> [Written instruction] Reproduce precisely the lines of the listing below, starting with the line that contains "Give me the matplotlib source for this chart." and stopping after the line that contains "from matplotlib.colors import"; include nothing else.

(Entries with chart source code)
..........

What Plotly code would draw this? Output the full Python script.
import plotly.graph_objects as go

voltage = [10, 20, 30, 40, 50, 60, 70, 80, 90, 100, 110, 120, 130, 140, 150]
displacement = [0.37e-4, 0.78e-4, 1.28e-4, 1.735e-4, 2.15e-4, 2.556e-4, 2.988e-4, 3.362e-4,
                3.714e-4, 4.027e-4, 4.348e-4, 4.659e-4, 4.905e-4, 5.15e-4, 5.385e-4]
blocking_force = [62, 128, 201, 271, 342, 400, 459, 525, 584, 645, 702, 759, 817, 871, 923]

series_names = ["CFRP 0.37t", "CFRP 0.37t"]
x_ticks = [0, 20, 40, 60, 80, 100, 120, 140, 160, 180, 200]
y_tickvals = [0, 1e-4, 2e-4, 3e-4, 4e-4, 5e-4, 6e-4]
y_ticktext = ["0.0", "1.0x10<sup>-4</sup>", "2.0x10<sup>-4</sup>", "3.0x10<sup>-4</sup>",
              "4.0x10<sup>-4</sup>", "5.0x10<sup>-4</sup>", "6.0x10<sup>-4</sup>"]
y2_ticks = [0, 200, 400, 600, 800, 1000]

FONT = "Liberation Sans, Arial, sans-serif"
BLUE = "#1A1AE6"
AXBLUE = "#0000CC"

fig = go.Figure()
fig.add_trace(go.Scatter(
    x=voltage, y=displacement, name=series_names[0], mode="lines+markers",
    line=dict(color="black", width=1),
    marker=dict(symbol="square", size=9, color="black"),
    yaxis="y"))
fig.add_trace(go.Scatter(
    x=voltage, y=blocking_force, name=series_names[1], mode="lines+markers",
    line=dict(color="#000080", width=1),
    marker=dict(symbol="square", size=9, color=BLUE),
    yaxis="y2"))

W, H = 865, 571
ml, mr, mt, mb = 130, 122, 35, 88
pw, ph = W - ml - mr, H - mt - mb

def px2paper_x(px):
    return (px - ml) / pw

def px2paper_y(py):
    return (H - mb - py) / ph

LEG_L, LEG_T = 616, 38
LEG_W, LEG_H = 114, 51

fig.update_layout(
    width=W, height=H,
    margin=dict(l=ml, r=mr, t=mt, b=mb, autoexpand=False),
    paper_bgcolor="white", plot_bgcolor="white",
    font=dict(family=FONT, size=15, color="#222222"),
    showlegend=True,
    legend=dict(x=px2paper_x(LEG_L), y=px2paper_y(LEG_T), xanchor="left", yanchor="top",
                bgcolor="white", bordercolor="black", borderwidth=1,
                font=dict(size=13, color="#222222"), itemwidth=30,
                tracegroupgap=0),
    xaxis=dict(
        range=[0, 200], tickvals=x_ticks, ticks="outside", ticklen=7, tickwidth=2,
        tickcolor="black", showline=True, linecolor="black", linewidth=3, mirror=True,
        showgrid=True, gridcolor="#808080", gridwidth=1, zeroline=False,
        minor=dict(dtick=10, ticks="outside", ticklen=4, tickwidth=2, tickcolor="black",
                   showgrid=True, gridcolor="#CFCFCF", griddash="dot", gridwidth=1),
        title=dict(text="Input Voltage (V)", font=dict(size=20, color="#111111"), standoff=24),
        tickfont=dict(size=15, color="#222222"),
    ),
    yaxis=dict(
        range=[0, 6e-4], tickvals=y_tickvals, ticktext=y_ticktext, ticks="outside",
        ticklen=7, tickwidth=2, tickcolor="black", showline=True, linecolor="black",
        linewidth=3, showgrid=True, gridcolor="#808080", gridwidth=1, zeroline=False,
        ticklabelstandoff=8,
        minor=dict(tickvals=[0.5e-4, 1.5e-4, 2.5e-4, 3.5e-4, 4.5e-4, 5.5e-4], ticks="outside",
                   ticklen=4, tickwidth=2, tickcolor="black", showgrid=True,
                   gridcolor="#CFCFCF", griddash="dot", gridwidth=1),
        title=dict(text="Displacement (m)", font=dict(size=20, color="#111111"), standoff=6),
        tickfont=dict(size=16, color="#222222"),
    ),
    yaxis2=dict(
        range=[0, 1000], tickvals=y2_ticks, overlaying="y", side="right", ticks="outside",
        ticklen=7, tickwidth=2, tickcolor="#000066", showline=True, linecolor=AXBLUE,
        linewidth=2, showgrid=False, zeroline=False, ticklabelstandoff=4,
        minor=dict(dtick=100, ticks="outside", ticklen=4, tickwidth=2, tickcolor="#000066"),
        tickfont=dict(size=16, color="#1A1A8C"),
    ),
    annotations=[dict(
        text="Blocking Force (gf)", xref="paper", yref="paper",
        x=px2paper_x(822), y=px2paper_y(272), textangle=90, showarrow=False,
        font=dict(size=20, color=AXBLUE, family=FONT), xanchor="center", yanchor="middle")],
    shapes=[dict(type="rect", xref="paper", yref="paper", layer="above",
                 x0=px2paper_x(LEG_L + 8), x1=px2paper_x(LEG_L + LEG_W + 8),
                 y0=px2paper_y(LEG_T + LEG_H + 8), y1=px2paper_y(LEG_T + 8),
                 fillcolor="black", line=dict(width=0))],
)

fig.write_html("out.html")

..........

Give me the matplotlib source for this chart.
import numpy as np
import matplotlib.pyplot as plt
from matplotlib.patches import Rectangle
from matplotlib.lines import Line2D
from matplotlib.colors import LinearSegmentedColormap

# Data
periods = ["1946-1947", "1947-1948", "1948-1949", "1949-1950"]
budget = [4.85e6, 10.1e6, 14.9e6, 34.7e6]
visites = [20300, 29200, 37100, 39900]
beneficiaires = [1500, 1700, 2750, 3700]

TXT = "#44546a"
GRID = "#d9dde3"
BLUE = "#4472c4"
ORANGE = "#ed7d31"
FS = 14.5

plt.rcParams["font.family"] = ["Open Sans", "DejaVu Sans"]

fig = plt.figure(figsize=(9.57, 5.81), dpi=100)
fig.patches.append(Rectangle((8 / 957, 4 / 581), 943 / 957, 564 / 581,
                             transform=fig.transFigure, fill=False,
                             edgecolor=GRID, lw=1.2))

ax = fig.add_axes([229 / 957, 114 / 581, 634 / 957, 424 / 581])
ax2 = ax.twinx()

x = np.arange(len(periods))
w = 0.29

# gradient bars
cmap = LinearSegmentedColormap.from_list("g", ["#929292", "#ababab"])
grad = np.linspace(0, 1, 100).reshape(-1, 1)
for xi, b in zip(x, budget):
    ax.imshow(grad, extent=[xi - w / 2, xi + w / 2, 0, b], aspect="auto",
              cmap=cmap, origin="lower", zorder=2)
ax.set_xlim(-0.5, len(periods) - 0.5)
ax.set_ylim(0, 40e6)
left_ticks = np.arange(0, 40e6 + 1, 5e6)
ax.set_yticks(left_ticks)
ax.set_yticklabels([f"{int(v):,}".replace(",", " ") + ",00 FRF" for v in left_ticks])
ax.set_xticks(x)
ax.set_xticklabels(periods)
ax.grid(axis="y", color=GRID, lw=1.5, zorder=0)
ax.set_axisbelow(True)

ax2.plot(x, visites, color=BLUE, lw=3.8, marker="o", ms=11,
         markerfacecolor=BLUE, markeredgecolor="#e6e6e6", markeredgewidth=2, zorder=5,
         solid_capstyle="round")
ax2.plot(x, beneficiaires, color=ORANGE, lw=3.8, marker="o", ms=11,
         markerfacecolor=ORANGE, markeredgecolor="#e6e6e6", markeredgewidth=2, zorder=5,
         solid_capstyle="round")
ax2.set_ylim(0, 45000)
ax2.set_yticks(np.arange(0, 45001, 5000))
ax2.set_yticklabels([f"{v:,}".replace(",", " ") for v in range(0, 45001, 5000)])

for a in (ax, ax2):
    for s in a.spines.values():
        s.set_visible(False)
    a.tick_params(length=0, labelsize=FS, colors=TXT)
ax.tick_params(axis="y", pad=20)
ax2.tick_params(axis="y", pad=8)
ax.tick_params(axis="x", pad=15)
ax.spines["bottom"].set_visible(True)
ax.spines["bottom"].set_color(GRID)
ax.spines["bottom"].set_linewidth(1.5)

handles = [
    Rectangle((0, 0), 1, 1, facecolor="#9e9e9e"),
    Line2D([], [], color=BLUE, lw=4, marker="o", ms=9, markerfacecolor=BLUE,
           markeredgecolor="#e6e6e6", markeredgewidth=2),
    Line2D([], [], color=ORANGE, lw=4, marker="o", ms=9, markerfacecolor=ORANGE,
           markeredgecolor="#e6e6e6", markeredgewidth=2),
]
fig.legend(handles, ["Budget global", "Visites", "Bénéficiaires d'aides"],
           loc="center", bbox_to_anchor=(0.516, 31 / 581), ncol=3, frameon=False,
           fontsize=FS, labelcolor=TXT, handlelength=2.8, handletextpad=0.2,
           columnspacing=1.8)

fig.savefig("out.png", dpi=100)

..........

> [Response]
Give me the matplotlib source for this chart.
import numpy as np
import matplotlib.pyplot as plt
from matplotlib.patches import Rectangle
from matplotlib.lines import Line2D
from matplotlib.colors import LinearSegmentedColormap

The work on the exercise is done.